Но ЧТО будет он защищать, за что готов будет пойти на плаху? В написанном за год до этого стихотворении («Есть такие голоса…») звучат странные слова: «Вашего полка – драгун, / Декабристы и версальцы!» Нет ли здесь внутреннего противоречия? – Ведь декабристы, выступившие против царя, и версальцы, защищающие своего короля от мятежников, – люди разных полюсов, противостоящих лагерей. Марина Цветаева не могла не знать об этом! Если дать волю фантазии и вообразить их встречу на Сенатской площади, версальцы никак не могли бы стать рядом с декабристами, они выстроились бы напротив – против! – как противники. Почему же в этих стихах не стоит другой союз: не «и», а «иль» («декабристы иль версальцы» – «или» нарушило бы ритм строки)? Ведь между «шпагой» и «струнами» в этих же стихах стоит «или», хотя они более совместимы в руках одного человека (в разное время, конечно) и, казалось бы, не так категорично требуют выбора, как два противоположных стана. Как один и тот же человек может быть верным «драгуном полка» и тех, и других? Но при знании трагической судьбы Сергея Эфрона невольно вздрагиваешь от фантастического интуитивного прозрения Марины Цветаевой (у великих поэтов бывает такое…) – ведь в его судьбе так и случилось!.. Когда началась Гражданская война, он верил, что родину спасет Белая армия, и дело чести каждого болеющего за Россию – быть в ней (долго верил… прошел весь ее крестный путь – «от Дона до Крыма»), потом – уже в эмиграции, после долгих поисков и сомнений, поверил в правду другого лагеря. «Несмотря на то, что во время Гражданской войны Эфрон сражался на стороне Белой армии, он был убежден, что Россия, какой она стала за последние годы при советском режиме, это великая страна и она зовет его к себе», – так написала в своих воспоминаниях близко знавшая Марину и Сергея во Франции Елена Извольская[246]. Он трагически обманулся – но верил искренне и был честен и самоотвержен, как всегда. Что же объединило в поэтическом сознании Марины Цветаевой декабристов и версальцев? Скорее всего – то, что всегда было для нее важнее и выше политических убеждений: верность слову, честь, благородство, высота помыслов, душевная чистота, самоотверженность. Все это она продолжала видеть и воспевать в своем «дорогом и вечном добровольце» (надпись на подаренной Сергею книге) – и в мирное время, и в начале Первой мировой войны, когда Сергей был медбратом в санитарном поезде, и во время войны Гражданской, когда он сражался в рядах Добровольческой армии на Дону.

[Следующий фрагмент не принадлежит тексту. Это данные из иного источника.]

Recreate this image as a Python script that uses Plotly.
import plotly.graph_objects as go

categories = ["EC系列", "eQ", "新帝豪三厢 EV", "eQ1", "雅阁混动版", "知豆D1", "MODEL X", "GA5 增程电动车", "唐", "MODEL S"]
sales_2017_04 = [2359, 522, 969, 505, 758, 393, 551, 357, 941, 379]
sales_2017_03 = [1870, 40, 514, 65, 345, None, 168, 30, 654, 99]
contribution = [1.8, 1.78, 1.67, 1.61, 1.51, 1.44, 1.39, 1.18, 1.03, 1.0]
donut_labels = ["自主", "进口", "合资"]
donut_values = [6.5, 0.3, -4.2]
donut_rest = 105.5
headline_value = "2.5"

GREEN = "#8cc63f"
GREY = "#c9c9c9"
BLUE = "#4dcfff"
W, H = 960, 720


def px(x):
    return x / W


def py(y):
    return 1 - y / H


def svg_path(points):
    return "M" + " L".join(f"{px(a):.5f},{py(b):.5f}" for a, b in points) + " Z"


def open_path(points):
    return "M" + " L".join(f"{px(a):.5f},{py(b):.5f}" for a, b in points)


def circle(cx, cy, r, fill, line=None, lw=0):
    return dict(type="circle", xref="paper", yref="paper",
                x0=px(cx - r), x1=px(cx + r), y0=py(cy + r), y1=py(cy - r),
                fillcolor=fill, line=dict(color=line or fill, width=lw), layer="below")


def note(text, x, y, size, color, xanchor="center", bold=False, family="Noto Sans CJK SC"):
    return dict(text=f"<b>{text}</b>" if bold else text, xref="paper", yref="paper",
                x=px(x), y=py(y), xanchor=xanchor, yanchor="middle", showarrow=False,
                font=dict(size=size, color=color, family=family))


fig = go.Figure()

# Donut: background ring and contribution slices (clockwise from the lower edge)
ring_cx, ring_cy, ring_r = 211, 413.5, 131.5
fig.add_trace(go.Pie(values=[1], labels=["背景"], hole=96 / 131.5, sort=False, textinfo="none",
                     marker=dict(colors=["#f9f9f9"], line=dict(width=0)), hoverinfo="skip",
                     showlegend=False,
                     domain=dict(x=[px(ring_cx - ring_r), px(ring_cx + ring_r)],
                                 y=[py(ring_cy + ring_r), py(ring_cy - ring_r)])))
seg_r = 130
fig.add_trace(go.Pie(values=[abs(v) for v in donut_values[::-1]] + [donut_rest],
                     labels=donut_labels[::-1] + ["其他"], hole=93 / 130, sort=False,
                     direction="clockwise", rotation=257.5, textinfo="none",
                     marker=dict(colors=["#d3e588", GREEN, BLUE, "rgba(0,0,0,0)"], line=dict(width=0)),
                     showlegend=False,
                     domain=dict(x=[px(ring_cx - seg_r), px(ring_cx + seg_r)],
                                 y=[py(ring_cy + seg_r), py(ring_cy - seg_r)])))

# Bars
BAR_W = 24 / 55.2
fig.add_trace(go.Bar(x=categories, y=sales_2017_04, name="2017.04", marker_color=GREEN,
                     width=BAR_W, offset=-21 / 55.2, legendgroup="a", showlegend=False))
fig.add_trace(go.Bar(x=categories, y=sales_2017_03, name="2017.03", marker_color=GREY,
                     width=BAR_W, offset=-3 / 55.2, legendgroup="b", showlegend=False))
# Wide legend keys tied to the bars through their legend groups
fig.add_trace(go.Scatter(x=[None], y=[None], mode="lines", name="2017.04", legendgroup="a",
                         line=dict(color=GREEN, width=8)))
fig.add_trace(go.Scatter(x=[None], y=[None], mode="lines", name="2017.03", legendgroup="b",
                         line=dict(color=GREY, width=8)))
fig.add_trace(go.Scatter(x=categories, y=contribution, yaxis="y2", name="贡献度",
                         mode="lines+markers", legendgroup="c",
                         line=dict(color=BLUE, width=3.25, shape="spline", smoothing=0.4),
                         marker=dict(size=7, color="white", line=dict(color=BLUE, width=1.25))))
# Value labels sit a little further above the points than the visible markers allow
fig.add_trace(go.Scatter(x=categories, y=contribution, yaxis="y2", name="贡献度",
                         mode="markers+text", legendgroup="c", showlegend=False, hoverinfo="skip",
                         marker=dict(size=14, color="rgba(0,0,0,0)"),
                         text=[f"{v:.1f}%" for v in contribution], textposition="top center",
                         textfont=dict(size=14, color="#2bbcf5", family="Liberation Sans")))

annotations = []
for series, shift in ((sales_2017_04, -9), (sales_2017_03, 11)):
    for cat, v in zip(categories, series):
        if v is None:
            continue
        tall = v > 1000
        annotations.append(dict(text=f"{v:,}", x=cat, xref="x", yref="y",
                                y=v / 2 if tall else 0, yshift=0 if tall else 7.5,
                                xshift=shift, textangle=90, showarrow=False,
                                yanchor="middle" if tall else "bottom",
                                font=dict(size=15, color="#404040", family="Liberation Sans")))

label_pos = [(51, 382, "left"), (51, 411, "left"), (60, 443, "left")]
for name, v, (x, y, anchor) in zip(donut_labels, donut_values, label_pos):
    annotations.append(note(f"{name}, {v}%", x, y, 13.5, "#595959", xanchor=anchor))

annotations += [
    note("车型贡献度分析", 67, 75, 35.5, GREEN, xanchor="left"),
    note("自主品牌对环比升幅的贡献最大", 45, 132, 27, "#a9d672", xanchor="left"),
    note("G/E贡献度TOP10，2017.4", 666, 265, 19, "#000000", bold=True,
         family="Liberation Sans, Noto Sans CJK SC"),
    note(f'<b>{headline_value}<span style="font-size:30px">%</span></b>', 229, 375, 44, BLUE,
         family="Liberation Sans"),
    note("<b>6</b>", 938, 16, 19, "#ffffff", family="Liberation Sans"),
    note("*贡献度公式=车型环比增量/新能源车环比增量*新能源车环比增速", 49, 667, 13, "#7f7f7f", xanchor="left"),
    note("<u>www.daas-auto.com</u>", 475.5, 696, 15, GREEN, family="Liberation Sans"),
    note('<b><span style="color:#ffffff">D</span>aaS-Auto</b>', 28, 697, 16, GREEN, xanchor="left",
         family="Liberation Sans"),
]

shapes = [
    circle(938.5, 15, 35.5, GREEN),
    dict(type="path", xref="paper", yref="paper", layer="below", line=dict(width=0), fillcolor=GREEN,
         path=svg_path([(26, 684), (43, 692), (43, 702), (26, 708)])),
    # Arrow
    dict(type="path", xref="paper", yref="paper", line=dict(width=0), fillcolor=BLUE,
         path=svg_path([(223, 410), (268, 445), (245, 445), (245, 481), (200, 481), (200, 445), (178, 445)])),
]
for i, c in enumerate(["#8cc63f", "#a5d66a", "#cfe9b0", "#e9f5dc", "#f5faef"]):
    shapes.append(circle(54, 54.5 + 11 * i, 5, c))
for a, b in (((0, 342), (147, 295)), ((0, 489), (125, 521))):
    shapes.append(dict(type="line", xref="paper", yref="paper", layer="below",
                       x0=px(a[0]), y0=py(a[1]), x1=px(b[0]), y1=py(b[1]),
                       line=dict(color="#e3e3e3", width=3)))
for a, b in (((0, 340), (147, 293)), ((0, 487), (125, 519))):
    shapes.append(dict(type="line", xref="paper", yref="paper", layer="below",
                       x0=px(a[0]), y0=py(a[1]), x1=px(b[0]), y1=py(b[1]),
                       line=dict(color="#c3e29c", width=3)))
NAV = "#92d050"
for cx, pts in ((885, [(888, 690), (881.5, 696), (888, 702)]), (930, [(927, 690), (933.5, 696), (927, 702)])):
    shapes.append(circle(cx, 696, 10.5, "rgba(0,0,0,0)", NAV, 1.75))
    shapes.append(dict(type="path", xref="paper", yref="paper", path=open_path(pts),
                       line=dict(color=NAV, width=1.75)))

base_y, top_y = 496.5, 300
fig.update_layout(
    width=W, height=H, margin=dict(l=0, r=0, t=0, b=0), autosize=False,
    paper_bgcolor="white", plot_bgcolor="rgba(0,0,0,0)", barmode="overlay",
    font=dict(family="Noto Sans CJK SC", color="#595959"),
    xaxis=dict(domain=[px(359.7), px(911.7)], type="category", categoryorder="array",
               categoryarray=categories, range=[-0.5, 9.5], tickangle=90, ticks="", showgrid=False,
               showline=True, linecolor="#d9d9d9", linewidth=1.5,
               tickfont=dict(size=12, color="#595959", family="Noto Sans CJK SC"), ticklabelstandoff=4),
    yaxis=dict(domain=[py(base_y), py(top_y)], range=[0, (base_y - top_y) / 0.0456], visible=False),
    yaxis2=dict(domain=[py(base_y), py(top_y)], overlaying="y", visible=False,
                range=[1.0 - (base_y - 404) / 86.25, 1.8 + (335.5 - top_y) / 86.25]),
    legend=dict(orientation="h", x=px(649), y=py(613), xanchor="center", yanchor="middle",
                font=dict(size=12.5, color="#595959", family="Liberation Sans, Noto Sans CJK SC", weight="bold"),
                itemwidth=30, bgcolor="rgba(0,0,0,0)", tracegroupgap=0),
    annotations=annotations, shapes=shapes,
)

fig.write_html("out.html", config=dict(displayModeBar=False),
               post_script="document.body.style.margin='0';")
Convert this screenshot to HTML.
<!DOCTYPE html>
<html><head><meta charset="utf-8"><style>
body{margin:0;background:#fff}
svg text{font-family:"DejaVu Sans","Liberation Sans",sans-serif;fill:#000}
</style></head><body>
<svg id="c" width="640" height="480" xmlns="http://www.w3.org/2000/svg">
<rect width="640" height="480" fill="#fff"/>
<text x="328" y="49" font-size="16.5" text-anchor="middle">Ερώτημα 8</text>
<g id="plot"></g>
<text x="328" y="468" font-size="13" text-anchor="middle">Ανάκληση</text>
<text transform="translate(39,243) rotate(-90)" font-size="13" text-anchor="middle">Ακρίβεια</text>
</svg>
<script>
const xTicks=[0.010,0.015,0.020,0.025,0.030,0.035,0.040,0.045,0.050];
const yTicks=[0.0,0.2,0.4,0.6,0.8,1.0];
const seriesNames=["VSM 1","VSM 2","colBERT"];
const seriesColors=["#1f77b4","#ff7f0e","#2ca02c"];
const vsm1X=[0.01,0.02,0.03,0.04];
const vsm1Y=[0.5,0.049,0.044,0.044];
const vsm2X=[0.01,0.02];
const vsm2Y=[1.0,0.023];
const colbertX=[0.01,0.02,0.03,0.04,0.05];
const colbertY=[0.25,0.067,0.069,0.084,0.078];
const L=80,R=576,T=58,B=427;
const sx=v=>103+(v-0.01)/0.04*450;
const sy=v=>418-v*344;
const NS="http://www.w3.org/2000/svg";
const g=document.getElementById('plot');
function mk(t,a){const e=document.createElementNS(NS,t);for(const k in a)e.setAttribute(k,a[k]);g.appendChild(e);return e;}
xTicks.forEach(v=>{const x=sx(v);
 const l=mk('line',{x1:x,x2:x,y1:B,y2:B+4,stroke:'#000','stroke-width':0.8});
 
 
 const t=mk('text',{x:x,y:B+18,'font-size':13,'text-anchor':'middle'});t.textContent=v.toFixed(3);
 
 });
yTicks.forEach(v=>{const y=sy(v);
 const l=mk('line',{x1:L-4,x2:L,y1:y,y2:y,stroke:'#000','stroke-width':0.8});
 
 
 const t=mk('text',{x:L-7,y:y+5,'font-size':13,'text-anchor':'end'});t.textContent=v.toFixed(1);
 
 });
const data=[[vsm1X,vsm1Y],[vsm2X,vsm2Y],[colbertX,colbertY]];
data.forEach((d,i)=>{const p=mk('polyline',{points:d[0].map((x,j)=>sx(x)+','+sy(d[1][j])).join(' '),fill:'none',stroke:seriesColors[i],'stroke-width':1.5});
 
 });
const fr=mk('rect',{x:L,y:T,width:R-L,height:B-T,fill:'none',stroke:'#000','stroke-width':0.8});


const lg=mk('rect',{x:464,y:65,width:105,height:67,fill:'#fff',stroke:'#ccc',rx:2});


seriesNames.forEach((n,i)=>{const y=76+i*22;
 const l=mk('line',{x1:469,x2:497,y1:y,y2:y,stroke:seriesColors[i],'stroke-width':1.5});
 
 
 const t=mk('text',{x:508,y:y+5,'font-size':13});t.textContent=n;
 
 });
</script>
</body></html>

Михаил Кузмин завершил свой доброжелательный отклик на «Детство» мягко остроумным напутствием: «Остается пожелать, чтобы автор порассказал нам что-нибудь и о взрослых», допуская, впрочем, и другой вариант: «Впрочем, если его больше привлекает детский мир, который им, конечно, не исчерпан, мы и за то благодарны». Но еще раз вернуться в «детский мир» Сергею Эфрону было не суждено.

Прошло всего несколько лет с 1912 года, когда были написаны эти слова, но каким далеким и безмятежным казался он теперь… Совсем другие впечатления ворвались в его жизнь, и со временем он действительно немало «порассказал о взрослых», но произошло это далеко не сразу, а пока… «Я сейчас так болен Россией, так оскорблен за нее /…/. Только сейчас почувствовал, до чего Россия крепка во мне», – писал он М. Волошину в сентябре 1915 года.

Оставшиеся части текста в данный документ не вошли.